Britomartis (Βριτόμαρτις), was the Minoan goddess of mountains and hunting. She is among the Minoan goddess figures that passed through the Mycenaeans' culture into classical Greek mythology, with transformations that are unclear in both transferrals. For the Greeks Britomartis (Cretan dialect for "sweet maiden", "sweet virgin") or Diktynna (derived by Hellenistic writers as from diktya, "hunting nets") was a mountain nymph (an oread) whom Greeks recognized also in Artemis and in Aphaea, the "invisible" patroness of Aegina.
Britomartis ("sweet maid") is an epithet that does not reveal the goddess's name, nor her character, for it has the ring of an apotropaic euphemism. The goddess addressed as "Britomartis" was worshipped in Crete as an aspect of Potnia, the "Mistress". The oldest aspect of the Cretan Goddess was as Mother of Mountains, who appears on Minoan seals with the demonic features of a Gorgon, accompanied by the double-axes of power and gripping divine snakes. Her terror-inspiring aspect was softened by calling her Britomartis, the "good virgin", a euphemism to allay her dangerous aspect.

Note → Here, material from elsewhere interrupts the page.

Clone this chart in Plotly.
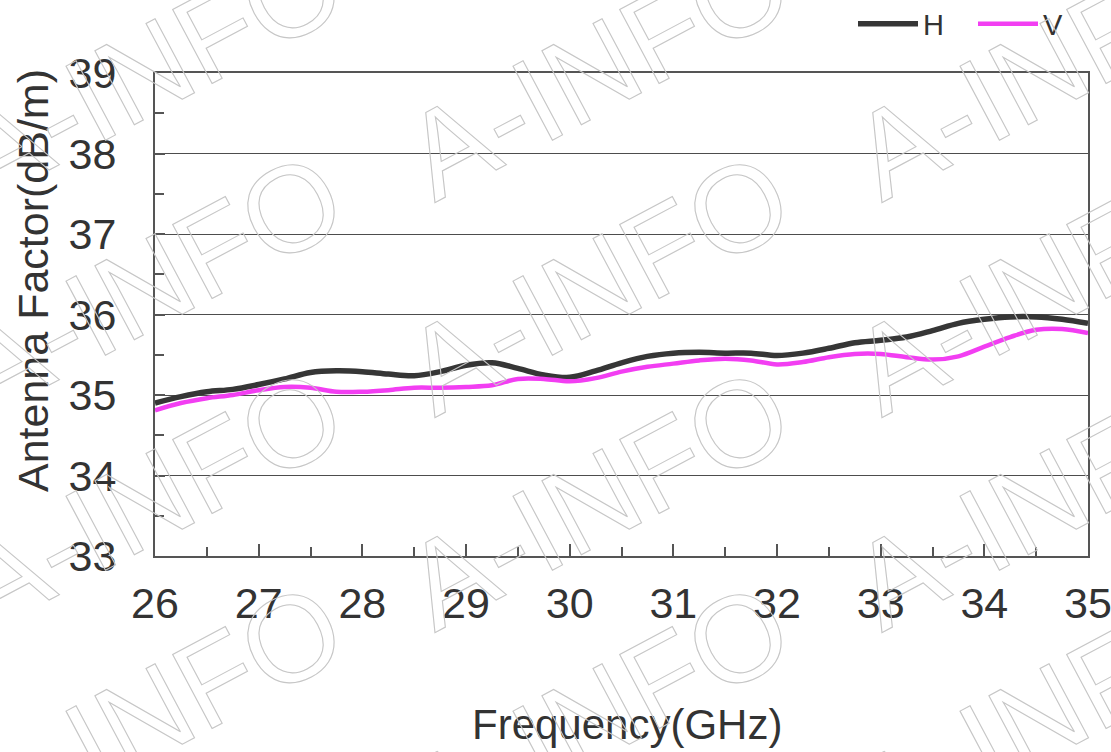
import plotly.graph_objects as go

# ---- data ----
freq_ghz = [26.00, 26.25, 26.50, 26.75, 27.00, 27.25, 27.50, 27.75,
            28.00, 28.25, 28.50, 28.75, 29.00, 29.25, 29.50, 29.75,
            30.00, 30.25, 30.50, 30.75, 31.00, 31.25, 31.50, 31.75,
            32.00, 32.25, 32.50, 32.75, 33.00, 33.25, 33.50, 33.75,
            34.00, 34.25, 34.50, 34.75, 35.00]

af_h = [34.90, 34.98, 35.04, 35.07, 35.13, 35.20, 35.28, 35.30,
        35.29, 35.26, 35.24, 35.29, 35.37, 35.40, 35.33, 35.25,
        35.22, 35.30, 35.40, 35.48, 35.52, 35.53, 35.52, 35.52,
        35.49, 35.52, 35.58, 35.65, 35.68, 35.72, 35.80, 35.89,
        35.94, 35.97, 35.97, 35.94, 35.89]

af_v = [34.81, 34.90, 34.96, 35.00, 35.06, 35.10, 35.09, 35.04,
        35.04, 35.06, 35.09, 35.09, 35.10, 35.12, 35.20, 35.20,
        35.17, 35.21, 35.29, 35.35, 35.39, 35.43, 35.45, 35.43,
        35.38, 35.41, 35.47, 35.51, 35.51, 35.47, 35.44, 35.48,
        35.60, 35.72, 35.81, 35.82, 35.77]

series_names = ["H", "V"]
x_tick_vals = [26, 27, 28, 29, 30, 31, 32, 33, 34, 35]
y_tick_vals = [33, 34, 35, 36, 37, 38, 39]
x_title = "Frequency(GHz)"
y_title = "Antenna Factor(dB/m)"
watermark_text = "A-INFO"

# ---- styling ----
FONT = "Liberation Sans, Arial, Helvetica, sans-serif"
TXT = "#333333"
AXIS = "#555555"
W, H = 1111, 752
L, R, T, B = 155, 23, 73, 196
PW, PH = W - L - R, H - T - B


def px_to_paper(px, py):
    return (px - L) / PW, (T + PH - py) / PH


fig = go.Figure()
fig.add_trace(go.Scatter(x=freq_ghz, y=af_h, name=series_names[0], mode="lines",
                         line=dict(color="#363636", width=5.5, shape="spline", smoothing=1.0)))
fig.add_trace(go.Scatter(x=freq_ghz, y=af_v, name=series_names[1], mode="lines",
                         line=dict(color="#f23ef2", width=4.5, shape="spline", smoothing=1.0)))

annotations = []
# axis titles
ax, ay = px_to_paper(33, 281)
annotations.append(dict(text=y_title, x=ax, y=ay, xref="paper", yref="paper",
                        showarrow=False, textangle=-90, xanchor="center", yanchor="middle",
                        font=dict(family=FONT, size=43, color=TXT)))
bx, by = px_to_paper(627, 724)
annotations.append(dict(text=x_title, x=bx, y=by, xref="paper", yref="paper",
                        showarrow=False, xanchor="center", yanchor="middle",
                        font=dict(family=FONT, size=42, color=TXT)))

# outlined watermark (stroke applied in post_script)
for i in range(-1, 3):
    for j in range(0, 5):
        cx = 150 + 447 * i
        cy = 69 + 215 * j
        wx, wy = px_to_paper(cx, cy)
        annotations.append(dict(text=watermark_text, x=wx, y=wy, xref="paper", yref="paper",
                                showarrow=False, textangle=-28, xanchor="center", yanchor="middle",
                                font=dict(family=FONT, size=122, color="rgba(0,0,0,0)")))

lx, ly = px_to_paper(853, 24)
fig.update_layout(
    template="none",
    width=W, height=H,
    margin=dict(l=L, r=R, t=T, b=B, pad=0, autoexpand=False),
    paper_bgcolor="white", plot_bgcolor="white",
    font=dict(family=FONT, color=TXT),
    showlegend=True,
    legend=dict(orientation="h", x=lx, xanchor="left", y=ly, yanchor="middle",
                font=dict(family=FONT, size=29, color=TXT), bgcolor="rgba(0,0,0,0)",
                borderwidth=0, itemwidth=60, entrywidth=45, traceorder="normal"),
    annotations=annotations,
)

fig.update_xaxes(range=[26, 35], tickvals=x_tick_vals, ticks="inside", ticklen=12, tickwidth=1.5,
                 tickcolor=AXIS, showline=True, linecolor=AXIS, linewidth=2, mirror=True,
                 showgrid=False, zeroline=False, ticklabelstandoff=8, automargin=False,
                 ticklabeloverflow="allow",
                 tickfont=dict(family=FONT, size=43, color=TXT),
                 minor=dict(dtick=0.5, ticks="inside", ticklen=9, tickwidth=1.5, tickcolor=AXIS,
                            showgrid=False))
fig.update_yaxes(range=[33, 39], tickvals=y_tick_vals, ticks="inside", ticklen=10, tickwidth=1.5,
                 tickcolor=AXIS, showline=True, linecolor=AXIS, linewidth=2, mirror=True,
                 showgrid=True, gridcolor="#4d4d4d", gridwidth=1.2, zeroline=False,
                 ticklabelstandoff=28, automargin=False, ticklabeloverflow="allow",
                 tickfont=dict(family=FONT, size=43, color=TXT),
                 minor=dict(dtick=0.5, ticks="inside", ticklen=9, tickwidth=1.5, tickcolor=AXIS,
                            showgrid=False))

post = """
document.body.style.margin = '0';
document.body.style.overflow = 'hidden';
var gd = document.getElementById('{plot_id}');
function wm(){
  document.querySelectorAll('.annotation-text').forEach(function(t){
    if (t.textContent === 'A-INFO') {
      t.style.fill = 'none';
      t.style.stroke = '#c6c6c6';
      t.style.strokeWidth = '1.1px';
    }
  });
}
wm(); setTimeout(wm, 30); setTimeout(wm, 300);
if (gd && gd.on) { gd.on('plotly_afterplot', wm); }
"""

fig.write_html("out.html", post_script=post, config={"displayModeBar": False})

Every element of the Classical myths that told of Britomartis served to reduce her power and scope, even literally to entrap her in nets (but only because she "wanted" to be entrapped). The traditional patriarchal bias of Greek writers even made her the "daughter" of Zeus (see below), rather than his patroness when he was an infant in her cave on Mount Dikte, and they made her own tamed, "evolved" and cultured Olympian aspect, the huntress Artemis, responsible for granting Britomartis status as a goddess, a mythic inversion expressed by the Romanized Greek Pausanias, in the second century CE: "She was made a goddess by Artemis," Pausanias asserts (2.30.3), "and she is worshipped, not only by the Cretans but also by the Aiginetans" (see Aphaea, below). But the ancient goddess never quite disappeared and remained on the coins of Cretan cities, as herself or as Diktynna, the goddess of Mount Dikte, Zeus' birthplace. As Diktynna, winged and now represented with a human face, she stood on her ancient mountain, and grasped an animal in each hand, in the guise of Potnia Theron the Mistress of animals. The Greeks could only conceive of a mistress of animals as a huntress, but on the early seals she suckles griffons. Archaic representations of winged Artemis show that she evolved from Potnia Theron.
By Hellenistic and Roman times, Britomartis was given a genealogical setting that fitted her into a Classical context:
"Britomartis, who is also called Diktynna, the myths relate, was born at Kaino in Crete of Zeus and Karme, the daughter of Euboulos who was the son of Demeter; she invented the nets [diktya] which are used in hunting."